═════ DATA

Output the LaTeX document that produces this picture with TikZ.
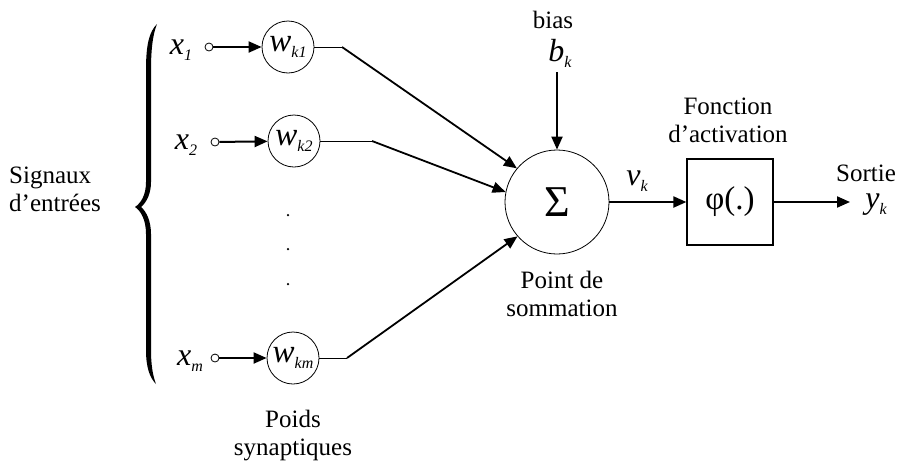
\documentclass[tikz,border=0pt]{standalone}
\usepackage{fontspec}
\setmainfont{Liberation Serif}
\usetikzlibrary{arrows.meta}
% italic symbol with a lowered italic index
\newcommand{\symsub}[3][32]{{\fontsize{#1}{#1}\selectfont\itshape #2}\raisebox{-6pt}{\fontsize{16}{16}\selectfont\itshape #3}}
\begin{document}
\begin{tikzpicture}[x=1pt,y=-1pt,
  lbl/.style={font=\fontsize{25}{28}\selectfont, align=center, inner sep=0pt},
  weight/.style={circle, draw, line width=0.8pt, minimum size=52pt, inner sep=0pt},
  inport/.style={circle, draw, line width=0.8pt, minimum size=8pt, inner sep=0pt},
  sym/.style={inner sep=0pt},
  arr/.style={line width=2pt, -{Triangle[length=13pt,width=11pt]}},
  thinline/.style={line width=1pt},
  diag/.style={line width=1.8pt, -{Triangle[length=13pt,width=11pt]}},
  dot/.style={circle, fill, inner sep=0pt, minimum size=2.5pt}]
\useasboundingbox (0,0) rectangle (901,461);

% input brace
\fill (157,24) .. controls (149,32) and (146,45) .. (146,70) -- (146,182)
  .. controls (146,195) and (141,203) .. (135,207)
  .. controls (141,211) and (146,220) .. (146,234) -- (146,350)
  .. controls (146,368) and (150,378) .. (156,384)
  .. controls (153,376) and (151,366) .. (151,350) -- (151,234)
  .. controls (151,222) and (147,212) .. (141,207)
  .. controls (147,202) and (151,193) .. (151,182) -- (151,70)
  .. controls (151,48) and (153,34) .. (157,24) -- cycle;

\node[lbl, align=left, anchor=west] (signaux) at (9,189) {Signaux\\d’entrées};

% inputs
\node[sym] (x1) at (181,50) {\symsub{x}{1}};
\node[sym] (x2) at (186,145) {\symsub{x}{2}};
\node[sym] (xm) at (190,361) {\symsub{x}{m}};

\node[inport] (i1) at (209,47) {};
\node[inport] (i2) at (215,142) {};
\node[inport] (im) at (215,358) {};

% synaptic weights
\node[weight] (w1) at (288,47) {\symsub[33]{w}{k1}};
\node[weight] (w2) at (294,141) {\symsub[33]{w}{k2}};
\node[weight] (wm) at (293,358) {\symsub[33]{w}{km}};

\node[dot] (d1) at (288,215) {};
\node[dot] (d2) at (288,249) {};
\node[dot] (d3) at (288,284) {};

\node[lbl] (poids) at (293,436) {Poids\\synaptiques};

% summing junction
\node[circle, draw, line width=0.8pt, minimum size=104pt, inner sep=0pt] (sum) at (557,202)
  {\fontsize{44}{44}\selectfont Σ};
\node[lbl] (point) at (562,294) {Point de\\sommation};

\node[lbl] (bias) at (553,20) {bias};
\node[sym] (bk) at (560,53) {\symsub{b}{k}};
\coordinate (btop) at (557,72);

% activation
\node[draw, line width=1.2pt, minimum width=86pt, minimum height=86pt, inner sep=0pt] (phi) at (730,202)
  {\fontsize{33}{33}\selectfont φ(.)};
\node[lbl] (fonc) at (728,120) {Fonction\\d’activation};
\node[sym] (vk) at (637,181) {\symsub{v}{k}};

\coordinate (out) at (850,202);
\node[lbl] (sortie) at (866,173) {Sortie};
\node[sym] (yk) at (876,205) {\symsub{y}{k}};

% corner points of the weight outputs
\coordinate (c1) at (342,47);
\coordinate (c2) at (372,141);
\coordinate (cm) at (347,358);

% connectors
\draw[arr] (i1) -- (w1);
\draw[arr] (i2) -- (w2);
\draw[arr] (im) -- (wm);

\draw[thinline] (w1) -- (c1);
\draw[thinline] (w2) -- (c2);
\draw[thinline] (wm) -- (cm);
\draw[diag] (c1) -- (sum.140);
\draw[diag] (c2) -- (sum.169);
\draw[diag] (cm) -- (sum.221);

\draw[arr] (btop) -- (sum);
\draw[arr] (sum) -- (phi);
\draw[arr] (phi) -- (out);
\end{tikzpicture}
\end{document}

══════════

EXERCISE INSTRUCTIONS> Reproduce the material in its entirety and word for word, without the pictures.

FULL OUTPUT>
Output the LaTeX document that produces this picture with TikZ.
\documentclass[tikz,border=0pt]{standalone}
\usepackage{fontspec}
\setmainfont{Liberation Serif}
\usetikzlibrary{arrows.meta}
% italic symbol with a lowered italic index
\newcommand{\symsub}[3][32]{{\fontsize{#1}{#1}\selectfont\itshape #2}\raisebox{-6pt}{\fontsize{16}{16}\selectfont\itshape #3}}
\begin{document}
\begin{tikzpicture}[x=1pt,y=-1pt,
  lbl/.style={font=\fontsize{25}{28}\selectfont, align=center, inner sep=0pt},
  weight/.style={circle, draw, line width=0.8pt, minimum size=52pt, inner sep=0pt},
  inport/.style={circle, draw, line width=0.8pt, minimum size=8pt, inner sep=0pt},
  sym/.style={inner sep=0pt},
  arr/.style={line width=2pt, -{Triangle[length=13pt,width=11pt]}},
  thinline/.style={line width=1pt},
  diag/.style={line width=1.8pt, -{Triangle[length=13pt,width=11pt]}},
  dot/.style={circle, fill, inner sep=0pt, minimum size=2.5pt}]
\useasboundingbox (0,0) rectangle (901,461);

% input brace
\fill (157,24) .. controls (149,32) and (146,45) .. (146,70) -- (146,182)
  .. controls (146,195) and (141,203) .. (135,207)
  .. controls (141,211) and (146,220) .. (146,234) -- (146,350)
  .. controls (146,368) and (150,378) .. (156,384)
  .. controls (153,376) and (151,366) .. (151,350) -- (151,234)
  .. controls (151,222) and (147,212) .. (141,207)
  .. controls (147,202) and (151,193) .. (151,182) -- (151,70)
  .. controls (151,48) and (153,34) .. (157,24) -- cycle;

\node[lbl, align=left, anchor=west] (signaux) at (9,189) {Signaux\\d’entrées};

% inputs
\node[sym] (x1) at (181,50) {\symsub{x}{1}};
\node[sym] (x2) at (186,145) {\symsub{x}{2}};
\node[sym] (xm) at (190,361) {\symsub{x}{m}};

\node[inport] (i1) at (209,47) {};
\node[inport] (i2) at (215,142) {};
\node[inport] (im) at (215,358) {};

% synaptic weights
\node[weight] (w1) at (288,47) {\symsub[33]{w}{k1}};
\node[weight] (w2) at (294,141) {\symsub[33]{w}{k2}};
\node[weight] (wm) at (293,358) {\symsub[33]{w}{km}};

\node[dot] (d1) at (288,215) {};
\node[dot] (d2) at (288,249) {};
\node[dot] (d3) at (288,284) {};

\node[lbl] (poids) at (293,436) {Poids\\synaptiques};

% summing junction
\node[circle, draw, line width=0.8pt, minimum size=104pt, inner sep=0pt] (sum) at (557,202)
  {\fontsize{44}{44}\selectfont Σ};
\node[lbl] (point) at (562,294) {Point de\\sommation};

\node[lbl] (bias) at (553,20) {bias};
\node[sym] (bk) at (560,53) {\symsub{b}{k}};
\coordinate (btop) at (557,72);

% activation
\node[draw, line width=1.2pt, minimum width=86pt, minimum height=86pt, inner sep=0pt] (phi) at (730,202)
  {\fontsize{33}{33}\selectfont φ(.)};
\node[lbl] (fonc) at (728,120) {Fonction\\d’activation};
\node[sym] (vk) at (637,181) {\symsub{v}{k}};

\coordinate (out) at (850,202);
\node[lbl] (sortie) at (866,173) {Sortie};
\node[sym] (yk) at (876,205) {\symsub{y}{k}};

% corner points of the weight outputs
\coordinate (c1) at (342,47);
\coordinate (c2) at (372,141);
\coordinate (cm) at (347,358);

% connectors
\draw[arr] (i1) -- (w1);
\draw[arr] (i2) -- (w2);
\draw[arr] (im) -- (wm);

\draw[thinline] (w1) -- (c1);
\draw[thinline] (w2) -- (c2);
\draw[thinline] (wm) -- (cm);
\draw[diag] (c1) -- (sum.140);
\draw[diag] (c2) -- (sum.169);
\draw[diag] (cm) -- (sum.221);

\draw[arr] (btop) -- (sum);
\draw[arr] (sum) -- (phi);
\draw[arr] (phi) -- (out);
\end{tikzpicture}
\end{document}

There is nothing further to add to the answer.